FROM gcr.io/cloud-builders/gcloud:latest

RUN apt-get update \
  && apt-get install -y wget \
  && rm -rf /var/lib/apt/lists/*

RUN wget -O /usr/local/bin/jq https://github.com/stedolan/jq/releases/download/jq-1.5/jq-linux64 \
  && chmod +x /usr/local/bin/jq

ENTRYPOINT ["bash"]

2. Creating Brigade Project

Next, I needed to create a Brigade project. The Brigade project serves as an execution context for our pipeline. Brigade projects can be easily created with the brigade-project Helm chart. The project contains a link to a Git repo, which should contain a brigade.js script for our pipeline. It also contains secrets that can be referenced throughout our pipeline.

# values.yaml
project: donald/crypto
namespace: brigade
repository: github.com/donaldrauscher/brigade-crypto
cloneURL: https://github.com/donaldrauscher/brigade-crypto.git
# secrets.yaml
secrets:
  projectId: ...
  coinAPIKey: ...
  mailgunAPIKey: ...
helm install brigade/brigade-project -f values.yaml,secrets.yaml --namespace brigade

3. Creating the Brigade Pipeline

Now we need to set up a Javascript script which defines our pipeline. We can pass any script to Brigade at runtime, but this is discouraged; this script should ideally be placed in the Git repo that is referenced in the Brigade project. Some good documentation on how to write Brigade scripts.

\\brigade.js
const { events, Job } = require("brigadier")

function makeImg(p) {
  return "gcr.io/" + p.secrets.projectId + "/brigade-crypto:latest"
}

function mailgunCmd(e, p) {
  var key = p.secrets.mailgunAPIKey

  if (e.cause.trigger == 'success'){
    var msg = "Build " + e.cause.event.buildID + " ran successfully"
  } else {
    var msg = e.cause.reason
  }

  return `
    curl -s --user "api:${key}" https://api.mailgun.net/v3/mg.donaldrauscher.com/messages \
    -F from="mg@donaldrauscher.com" \
    -F to="donald.rauscher@gmail.com" \
    -F subject="Brigade Notification" \
    -F text="${msg}"
  `
}

events.on("exec", (e, p) => {
  var j1 = new Job("j1", makeImg(p))

  j1.storage.enabled = false

  j1.env = {
    "COIN_API_KEY": p.secrets.coinAPIKey,
    "TIMESTAMP": e.payload.trim()
  }

  j1.tasks = [
    "export TIMESTAMP=${TIMESTAMP:-$(date '+%Y-%m-%dT%H:%M')}",
    "curl https://rest.coinapi.io/v1/quotes/current?filter_symbol_id=_SPOT_ --request GET --header \"X-CoinAPI-Key: $COIN_API_KEY\" --fail -o quotes.json",
    "jq --compact-output '.[]' quotes.json > quotes.ndjson",
    "gsutil cp quotes.ndjson gs://djr-data/crypto/$TIMESTAMP/quotes.ndjson",
    "bq load --replace --source_format=NEWLINE_DELIMITED_JSON crypto.quotes gs://djr-data/crypto/$TIMESTAMP/quotes.ndjson"
  ]

  j1.run()
})

events.on("after", (e, p) => {
  var a1 = new Job("a1", makeImg(p))
  var cmd = mailgunCmd(e, p)
  a1.storage.enabled = false
  a1.tasks = [cmd]
  a1.run()
})

events.on("error", (e, p) => {
  var e1 = new Job("e1", makeImg(p))
  var cmd = mailgunCmd(e, p)
  e1.storage.enabled = false
  e1.tasks = [cmd]
  e1.run()
})

4. Testing Pipeline

Finally, we can test our pipeline. To manually trigger builds and check the status of builds, you will need the brig command line tool. You can download this from one of the Brigade releases.

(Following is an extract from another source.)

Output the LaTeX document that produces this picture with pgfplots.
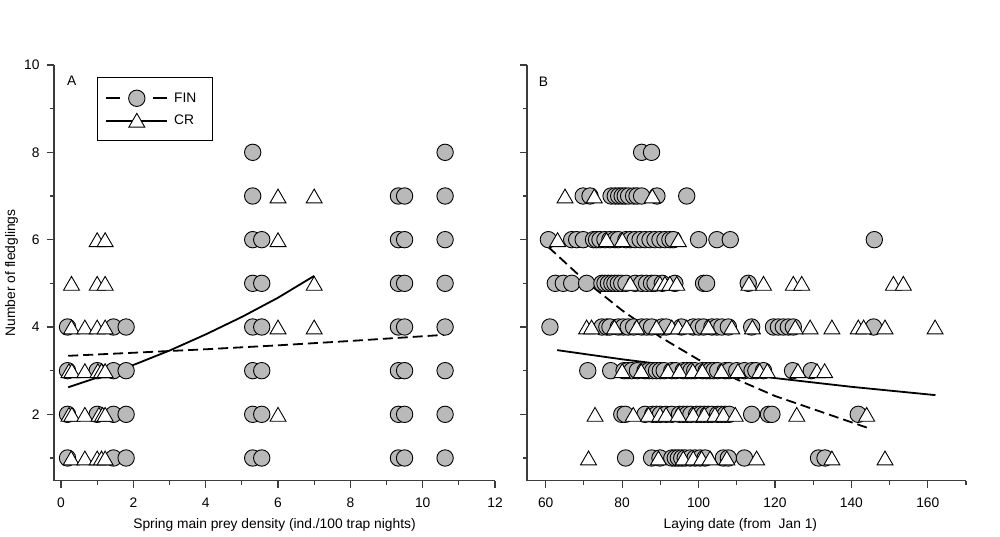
\documentclass[border=0pt]{standalone}
\usepackage{pgfplots}
\pgfplotsset{compat=1.18}
\usepackage{fontspec}
\setmainfont{Liberation Sans}
\definecolor{fing}{RGB}{185,185,185}
\definecolor{axc}{RGB}{60,60,60}
\pgfplotsset{
 myax/.style={
  scale only axis, anchor=south west,
  height=415.7pt,
  axis lines=left, axis line style={-, axc, line width=1.1pt},
  tick style={axc, line width=1.1pt},
  tick align=outside,
  major tick length=7pt, minor tick length=4pt,
  ymin=0.48, ymax=10,
  ytick={2,4,...,10}, minor ytick={1,3,...,9},
  font=\fontsize{13.8}{16}\selectfont,
  /pgf/number format/assume math mode=true,
  xticklabel style={yshift=-7pt},
  yticklabel style={xshift=-4pt},
  clip=false,
  every axis x label/.style={at={(axis description cs:0.5,-0.1066)}, anchor=center},
  every axis y label/.style={at={(axis description cs:-0.096,0.5)}, rotate=90, anchor=center},
 },
 fin/.style={only marks, mark=*, mark size=8.2pt, mark options={fill=fing, draw=black, line width=0.9pt}},
 cr/.style={only marks, mark=triangle*, mark size=9.2pt, mark options={fill=white, draw=black, line width=0.9pt, yshift=-2.3pt}},
 fitdash/.style={black, line width=1.8pt, dash pattern=on 10pt off 5pt, no marks},
 fitsolid/.style={black, line width=1.8pt, no marks},
}
\begin{document}
\begin{tikzpicture}
\useasboundingbox (0,0) rectangle (1000pt,536pt);
% ---------------- Panel A ----------------
\begin{axis}[myax, at={(54pt,55.3pt)}, width=441pt,
  xmin=-0.194, xmax=12,
  xtick={0,2,...,12}, minor xtick={1,3,...,11},
  xlabel={Spring main prey density (ind./100 trap nights)},
  ylabel={Number of fledglings},
  legend style={at={(axis cs:0.987,9.72)}, anchor=north west, draw=black, line width=0.8pt,
     inner xsep=8.3pt, inner ysep=12pt, row sep=6pt, column sep=4pt,
     font=\fontsize{13.8}{16}\selectfont},
  legend cell align=left,
]
\addplot[fin, forget plot] coordinates {
(5.3,8) (10.62,8)
(5.3,7) (9.33,7) (9.5,7) (10.62,7)
(5.3,6) (5.55,6) (9.33,6) (9.5,6) (10.62,6)
(5.3,5) (5.55,5) (9.33,5) (9.5,5) (10.62,5)
(0.18,4) (1.45,4) (1.8,4) (5.3,4) (5.55,4) (9.33,4) (9.5,4) (10.62,4)
(0.18,3) (1.0,3) (1.45,3) (1.8,3) (5.3,3) (5.55,3) (9.33,3) (9.5,3) (10.62,3)
(0.18,2) (1.0,2) (1.45,2) (1.8,2) (5.3,2) (5.55,2) (9.33,2) (9.5,2) (10.62,2)
(0.18,1) (1.45,1) (1.8,1) (5.3,1) (5.55,1) (9.33,1) (9.5,1) (10.62,1)
};
\addplot[cr, forget plot] coordinates {
(6.0,7) (7.0,7)
(1.0,6) (1.22,6) (6.0,6)
(0.29,5) (1.0,5) (1.22,5) (7.0,5)
(0.29,4) (0.66,4) (1.0,4) (1.22,4) (6.0,4) (7.0,4)
(0.22,3) (0.3,3) (0.66,3) (1.02,3) (1.12,3) (1.22,3)
(0.22,2) (0.3,2) (0.66,2) (1.05,2) (1.15,2) (1.22,2) (6.0,2)
(0.28,1) (0.66,1) (1.0,1) (1.12,1) (1.22,1)
};
\addplot[fitdash, forget plot] coordinates {(0.2,3.34) (2,3.41) (4,3.49) (6,3.58) (8,3.68) (10.6,3.82)};
\addplot[fitsolid, forget plot] coordinates {(0.2,2.62) (1,2.84) (2,3.13) (3,3.46) (4,3.83) (5,4.23) (6,4.67) (7,5.17)};
\addlegendimage{legend image code/.code={
  \draw[black, line width=1.8pt] (0pt,0pt) -- (14pt,0pt);
  \draw[black, line width=1.8pt] (47pt,0pt) -- (61pt,0pt);
  \draw[fill=fing, draw=black, line width=0.9pt] (30.5pt,0pt) circle (8.2pt);
}}
\addlegendentry{FIN\hspace*{6pt}}
\addlegendimage{legend image code/.code={
  \draw[black, line width=1.8pt] (0pt,0pt) -- (61pt,0pt);
  \draw[fill=white, draw=black, line width=0.9pt] (22.5pt,-6.5pt) -- (38.5pt,-6.5pt) -- (30.5pt,7.3pt) -- cycle;
}}
\addlegendentry{CR}
\node[anchor=center] at (axis cs:0.296,9.65) {A};
\end{axis}
% ---------------- Panel B ----------------
\begin{axis}[myax, at={(527pt,55.3pt)}, width=439pt,
  xmin=55.1, xmax=170,
  xtick={60,80,...,160}, minor xtick={70,90,...,170},
  yticklabels={},
  xlabel={Laying date (from\ \ Jan 1)},
  every axis x label/.style={at={(axis description cs:0.486,-0.1066)}, anchor=center},
]
\addplot[fin] coordinates {
(85.1,8) (87.7,8)
(69.8,7) (71.6,7) (77.1,7) (78.2,7) (79.1,7) (80.0,7) (80.8,7) (81.7,7) (83.0,7) (83.9,7) (85.1,7) (89.1,7) (96.9,7)
(60.7,6) (66.8,6) (68.1,6) (69.8,6) (72.5,6) (73.3,6) (74.2,6) (75.5,6) (76.8,6) (78.1,6) (79,6) (81,6) (82.1,6) (83.4,6) (84.7,6) (86.0,6) (87.3,6) (88.6,6) (89.9,6) (91.2,6) (92.5,6) (93.4,6) (100.0,6) (104.8,6) (108.3,6) (146.0,6)
(62.5,5) (64.6,5) (66.8,5) (70.7,5) (74.7,5) (75.5,5) (76.4,5) (77.3,5) (78.1,5) (79.0,5) (79.9,5) (81,5) (83.4,5) (85.1,5) (86.4,5) (87.7,5) (88.6,5) (90.5,5) (93.8,5) (101.3,5) (102.1,5) (113.0,5)
(61.1,4) (74.7,4) (76.0,4) (76.8,4) (79.0,4) (80.3,4) (81.6,4) (83,4) (85.1,4) (86.4,4) (87.7,4) (90.4,4) (91.5,4) (95.5,4) (98.6,4) (100.0,4) (101.3,4) (103.5,4) (104.8,4) (106.1,4) (107.8,4) (113.9,4) (119.6,4) (120.9,4) (122.2,4) (123.5,4) (124.8,4) (145.8,4)
(71,3) (77,3) (80.5,3) (81.5,3) (82.5,3) (84,3) (86,3) (87,3) (88,3) (89,3) (90,3) (91,3) (93,3) (94,3) (96,3) (97,3) (98,3) (99,3) (101,3) (102,3) (103,3) (104,3) (105,3) (107,3) (108,3) (110,3) (112,3) (114,3) (115,3) (117,3) (124.6,3) (129.5,3)
(79.9,2) (80.8,2) (86,2) (88,2) (89,2) (90,2) (91.5,2) (93,2) (95,2) (96,2) (97,2) (98,2) (99.5,2) (100.5,2) (101.5,2) (102.5,2) (103.5,2) (105,2) (106,2) (107,2) (108,2) (113.9,2) (118.3,2) (119.2,2) (141.8,2)
(80.9,1) (87.7,1) (89.9,1) (93.0,1) (93.9,1) (94.7,1) (95.6,1) (96.5,1) (97.8,1) (99.1,1) (100.4,1) (101.7,1) (106.5,1) (107.8,1) (112.0,1) (131.4,1) (133.1,1)
};
\addplot[cr] coordinates {
(65.05,7) (72.7,7) (87.9,7)
(63.1,6) (75.9,6) (80.05,6) (94.7,6)
(82.1,5) (89.9,5) (91.2,5) (92.5,5) (94.3,5) (113.2,5) (117.0,5) (124.8,5) (127.0,5) (151.0,5) (153.6,5)
(70.7,4) (72.0,4) (78.0,4) (83.8,4) (89.0,4) (93.0,4) (94.7,4) (96.9,4) (102.6,4) (108.7,4) (114.1,4) (125.3,4) (129.2,4) (134.9,4) (141.8,4) (143.2,4) (148.8,4) (161.9,4)
(80,3) (85,3) (92,3) (95,3) (98.5,3) (101,3) (106,3) (110.3,3) (116,3) (118,3) (126,3) (131,3) (133,3)
(72.9,2) (82.9,2) (86.9,2) (89.9,2) (91.5,2) (94.7,2) (98.6,2) (101.5,2) (104.3,2) (106.5,2) (109.6,2) (125.7,2) (144.0,2)
(71.2,1) (89.5,1) (96.0,1) (98.6,1) (100.8,1) (103.0,1) (107.4,1) (115.2,1) (134.9,1) (148.8,1)
};
\addplot[fitdash] coordinates {(60.7,5.83) (70,5.08) (80,4.38) (90,3.77) (100,3.25) (110,2.80) (120,2.42) (130,2.12) (144.6,1.68)};
\addplot[fitsolid] coordinates {(63,3.47) (80,3.26) (100,3.04) (120,2.83) (140,2.63) (162,2.44)};
\node[anchor=center] at (axis cs:59.4,9.62) {B};
\end{axis}
\end{tikzpicture}
\end{document}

brig run donald/crypto -f brigade.js -n brigade
export BRIG_PROJECT_ID=$(brig project list -n brigade | grep "donald/crypto" | head -1 | awk '{ print $2 }')
export BRIG_BUILD_ID=$(brig build list -n brigade | grep "$BRIG_PROJECT_ID" | tail -1 | awk '{ print $1 }')
brig build logs $BRIG_BUILD_ID -n brigade
kubectl logs j1-$BRIG_BUILD_ID -n brigade

I also adapted this example from Matt Butcher to create a cronjob to kick off this pipeline periodically. My main revision was to insert the timestamp into the event payload using a K8s init container.

===

Overall, I am really impressed with Brigade. I'm really excited to use it more You can find a link to all of my work here. Cheers!